Which is all well and good, but unfortunately there were no striking changes in the nuclear standoff after this week’s negotiations in Beijing, according to a senior administration official. The only development was the White House’s decision to replace its hard-line stance with a proposal for a “step-by-step dismantling” of North Korea’s atomic programs in return for aid and security guarantees. Easier said than done, notes the administration official: “It is still not clear if they are ready to discuss giving up their nuclear program on a serious basis.” Everyone stuffs the story, but the WP’s piece is the sunniest, leading with the fact that the North Korean delegation said it would “show flexibility” if the U.S. sweetened its offer.

In anticipation of next week’s transfer of sovereignty, the papers all seem to be amping up their Iraq coverage, and today the NYT and WP go head-to-head with lengthy off-leads about the Hunt for Sadr, both of which quote American GIs involved. Round one goes to the Post, which lays out the more riveting and graphic narrative of the Army’s 1st Armored Division’s pitched, 60-day campaign through Kut, Karbala, Najaf, and Kufa that ended in a precarious cease-fire. “Our effort here has been semi-wasted,” said one staff sergeant. “[Sadr’s militiamen] have lived to fight again, and that’s exactly what they’ll do.” The NYT disagrees and approximates the number of remaining Sadr loyalists in Iraq’s holy cities to be only 200 or so, down from 3,000 at the beginning of the uprising.

A Page One Post story, “AN OUTSIDER TRIES TO SHAKE THE ‘SPOILER’ LABEL” follows Ralph Nader to New Hampshire, where, it seems, he’s not doing a very good job of shaking it.

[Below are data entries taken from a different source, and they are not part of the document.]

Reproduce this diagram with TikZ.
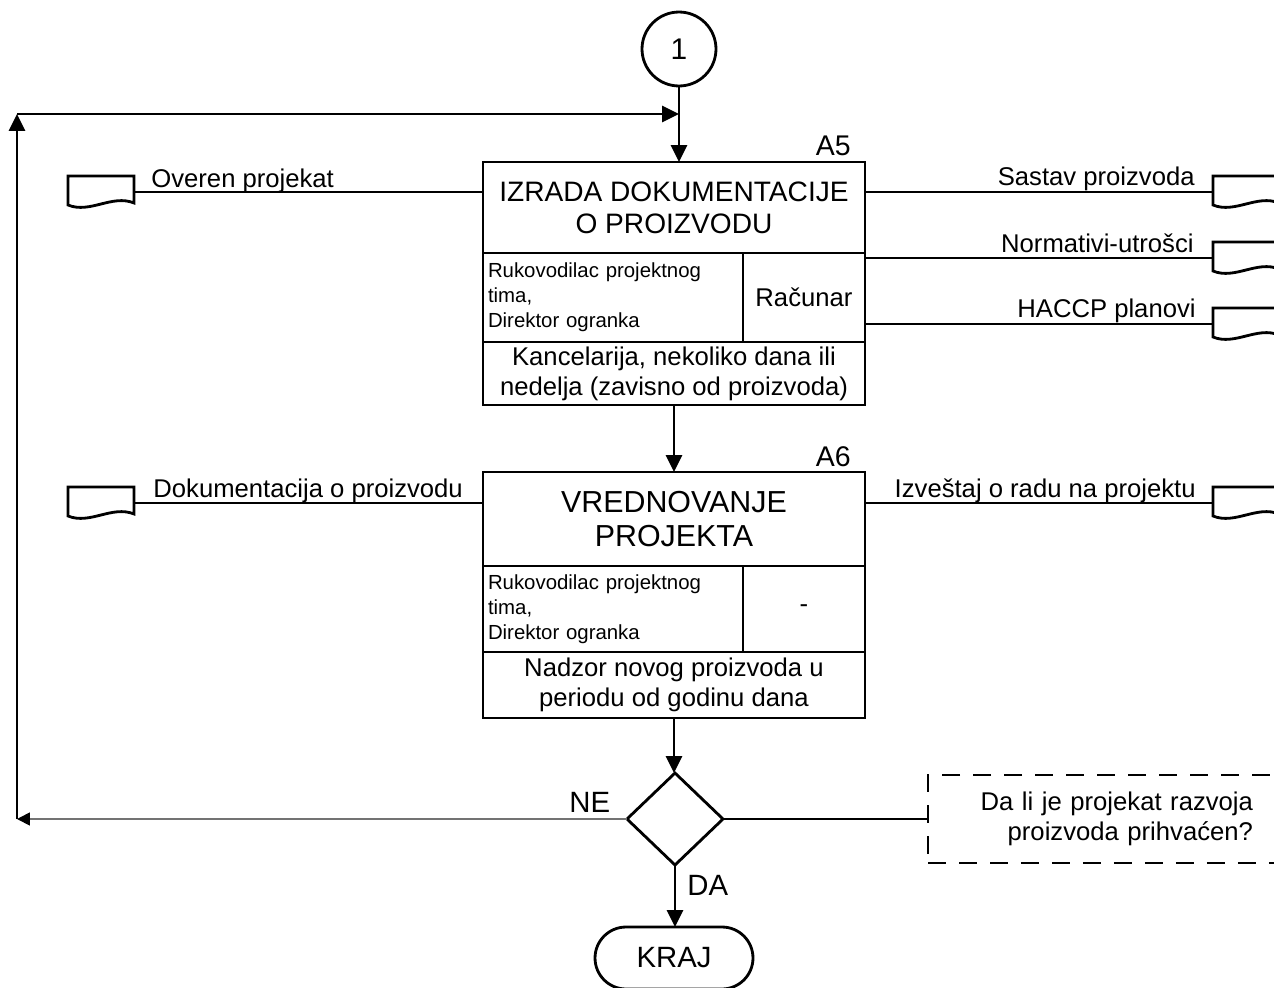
\documentclass[tikz,border=0pt]{standalone}
\usepackage{fontspec}
\setmainfont{Liberation Sans}
\usetikzlibrary{arrows.meta,shapes.geometric,shapes.misc}
\tikzset{
  cell/.style={draw, rectangle, inner sep=0pt, outer sep=0pt, anchor=north west},
  arr/.style={-{Triangle[length=0.34cm,width=0.32cm]}},
  arrs/.style={-{Triangle[length=0.26cm,width=0.26cm,black]}},
  fAt/.style={font=\fontsize{16}{18.2}\selectfont},
  fBt/.style={font=\fontsize{17.3}{19.8}\selectfont},
  fmed/.style={font=\fontsize{14.6}{17}\selectfont},
  fsmall/.style={font=\fontsize{11.6}{14.2}\selectfont},
  fbig/.style={font=\fontsize{16.7}{19}\selectfont},
  lab/.style={fmed, inner sep=0pt},
  doc/.pic={
    \draw (0,0) -- (66,0) -- (66,27) .. controls (44,18) and (22,38) .. (0,29) -- cycle;
    \coordinate (-e) at (66,16);
    \coordinate (-w) at (0,16);
  }
}
\begin{document}
\begin{tikzpicture}[x=0.02cm,y=-0.02cm,line width=1.6pt]
\path[use as bounding box] (0,0) rectangle (1274,987);
\clip (0,0) rectangle (1274,987);

% connector circle
\node[draw, circle, minimum size=1.48cm, inner sep=0pt, outer sep=0pt, font=\fontsize{17}{19}\selectfont] (c1) at (679,49) {1};

% A5 box
\node[cell, minimum width=7.64cm, minimum height=1.82cm, fAt, align=center] (a5t) at (483,162) {IZRADA DOKUMENTACIJE\\O PROIZVODU};
\node[cell, minimum width=5.2cm, minimum height=1.78cm, fsmall, text width=5cm, align=left] (a5w) at (a5t.south west) {Rukovodilac projektnog\\tima,\\Direktor ogranka};
\node[cell, minimum width=2.44cm, minimum height=1.78cm, fmed] (a5r) at (a5w.north east) {Računar};
\node[cell, minimum width=7.64cm, minimum height=1.26cm, fmed, align=center] (a5b) at (a5w.south west) {Kancelarija, nekoliko dana ili\\nedelja (zavisno od proizvoda)};
\node[font=\fontsize{16.2}{19}\selectfont, inner sep=0pt, anchor=base east] (a5lab) at (852,155) {A5};

% A6 box
\node[cell, minimum width=7.64cm, minimum height=1.88cm, fBt, align=center] (a6t) at (483,472) {VREDNOVANJE\\PROJEKTA};
\node[cell, minimum width=5.2cm, minimum height=1.72cm, fsmall, text width=5cm, align=left] (a6w) at (a6t.south west) {Rukovodilac projektnog\\tima,\\Direktor ogranka};
\node[cell, minimum width=2.44cm, minimum height=1.72cm, fmed] (a6r) at (a6w.north east) {-};
\node[cell, minimum width=7.64cm, minimum height=1.32cm, fmed, align=center] (a6b) at (a6w.south west) {Nadzor novog proizvoda u\\periodu od godinu dana};
\node[font=\fontsize{16.2}{19}\selectfont, inner sep=0pt, anchor=base east] (a6lab) at (852,466) {A6};

% decision and end
\node[draw, diamond, minimum width=1.92cm, minimum height=1.84cm, inner sep=0pt, outer sep=0pt] (dia) at (675,819) {};
\node[draw, rounded rectangle, minimum width=3.16cm, minimum height=1.24cm, inner sep=0pt, outer sep=0pt, fbig] (kraj) at (674,958) {KRAJ};
\node[draw, dash pattern=on 0.36cm off 0.26cm, inner xsep=1cm, inner ysep=0pt, text width=5.5cm, align=right, minimum height=1.76cm, anchor=west, outer sep=0pt, fmed] (note) at (928,819) {Da li je projekat razvoja\\proizvoda prihvaćen?};

% documents
\pic (dl1) at (68,176) {doc};
\pic (dl2) at (68,487) {doc};
\pic (dr1) at (1213,176) {doc};
\pic (dr2) at (1213,242) {doc};
\pic (dr3) at (1213,308) {doc};
\pic (dr4) at (1213,487) {doc};

% document connectors
\draw (dl1-e) -- (dl1-e -| a5t.west);
\draw (dr1-w) -- (dr1-w -| a5t.east);
\draw (dr2-w) -- (dr2-w -| a5r.east);
\draw (dr3-w) -- (dr3-w -| a5r.east);
\draw (dl2-e) -- (dl2-e -| a6t.west);
\draw (dr4-w) -- (dr4-w -| a6t.east);

% connector labels
\node[lab, anchor=base west] (l1) at (150,187) {Overen projekat};
\node[lab, anchor=base east] (l2) at (1196,185) {Sastav proizvoda};
\node[lab, anchor=base east] (l3) at (1195,252) {Normativi-utrošci};
\node[lab, anchor=base east] (l4) at (1197,317) {HACCP planovi};
\node[lab, anchor=base west] (l5) at (152,497) {Dokumentacija o proizvodu};
\node[lab, anchor=base east] (l6) at (1197,497) {Izveštaj o radu na projektu};

% flow
\coordinate (lt) at (17,114);
\coordinate (lb) at (17,819);
\draw[arr] (c1.south) -- (c1.south |- a5t.north);
\draw[arr] (lb) -- (lt);
\draw[arr] (lt) -- (c1.south |- lt);
\draw[arr] (a5b.south) -- (a5b.south |- a6t.north);
\draw[arr] (a6b.south) -- (a6b.south |- dia.north);
\draw[arr] (dia.south) -- (dia.south |- kraj.north);
\draw[arrs, line width=1pt, black!55] (dia.west) -- (lb);
\draw (dia.east) -- (dia.east -| note.west);

\node[fbig, inner sep=0pt, anchor=base west] (ne) at (568,812) {NE};
\node[fbig, inner sep=0pt, anchor=base west] (da) at (686,895) {DA};
\end{tikzpicture}
\end{document}
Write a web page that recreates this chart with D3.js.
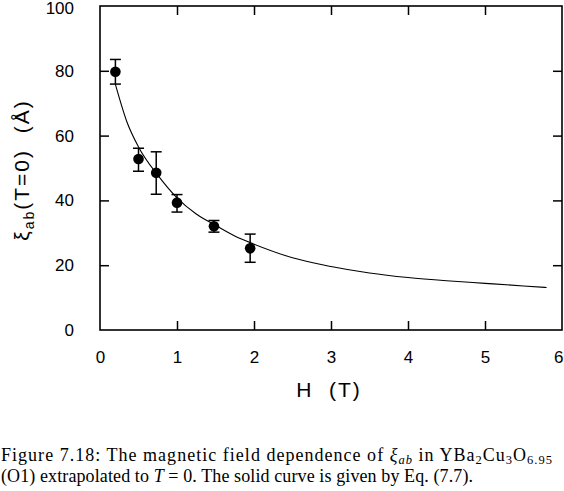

Sitting in on a meeting with campaign aides, Shankar Vedantam discovers, “In private, four of Nader’s five supporters around the table said they will vote for Democrat John F. Kerry if polls in late October show Nader tipping the state to President Bush.” 

The NYT and LAT tease, and the WP stuffs, Bush’s chilly reception in Ireland, where thousands of antiwar demonstrators took to the streets in a show of uncharacteristic contempt for an American president.

Vice President Cheney isn’t sorry for the F-bomb he lobbed at Sen. Pat Leahy on the Senate floor earlier this week in response to the liberal law-maker’s accusations of cronyism. “I didn’t like the fact that after he had done so, then he wanted to act like, you know, everything’s peaches and cream,” Cheney said. “And I informed him of my view of his conduct in no uncertain terms. And as I say, I felt better afterwards.” Leahy’s spokesman retorted: “It appears the vice president’s previous calls for civility are now inoperative.” Yikes. TP can’t help but think that were it not for Cheney’s delicate health, the playa-hatin’ might have been much worse. As Ann Gerhart chronicles in the WP:

[In 1902], jockeying between the distinguished gentlemen from South Carolina resulted in their censure. The junior senator, John McLaurin, proclaimed the senior senator, Ben Tillman, guilty of “a willful, malicious and deliberate lie.” Tillman promptly responded with a square punch in the jaw. The ensuing Senate-floor brawl looked like a modern bench-clearing fracas in major league baseball. Nearly 50 years before, a Massachusetts senator had been beaten unconscious, three days after he took to the floor to denounce two Democratic senators he believed to be pro-slavery. Illinois’s Stephen Douglas, Charles Sumner had said, was a “noise-some, squat and nameless animal.” He then accused South Carolina’s Andrew Butler of taking “a mistress … who, though ugly to others, is always lovely to him; though polluted in the sight of the world, is chaste in his sight. I mean,” he added, “the harlot, Slavery.” That brought House member Preston Brooks in to defend Butler, striking Sumner about the head so furiously with a cane that the senator was carried bloody and unconscious from the chamber.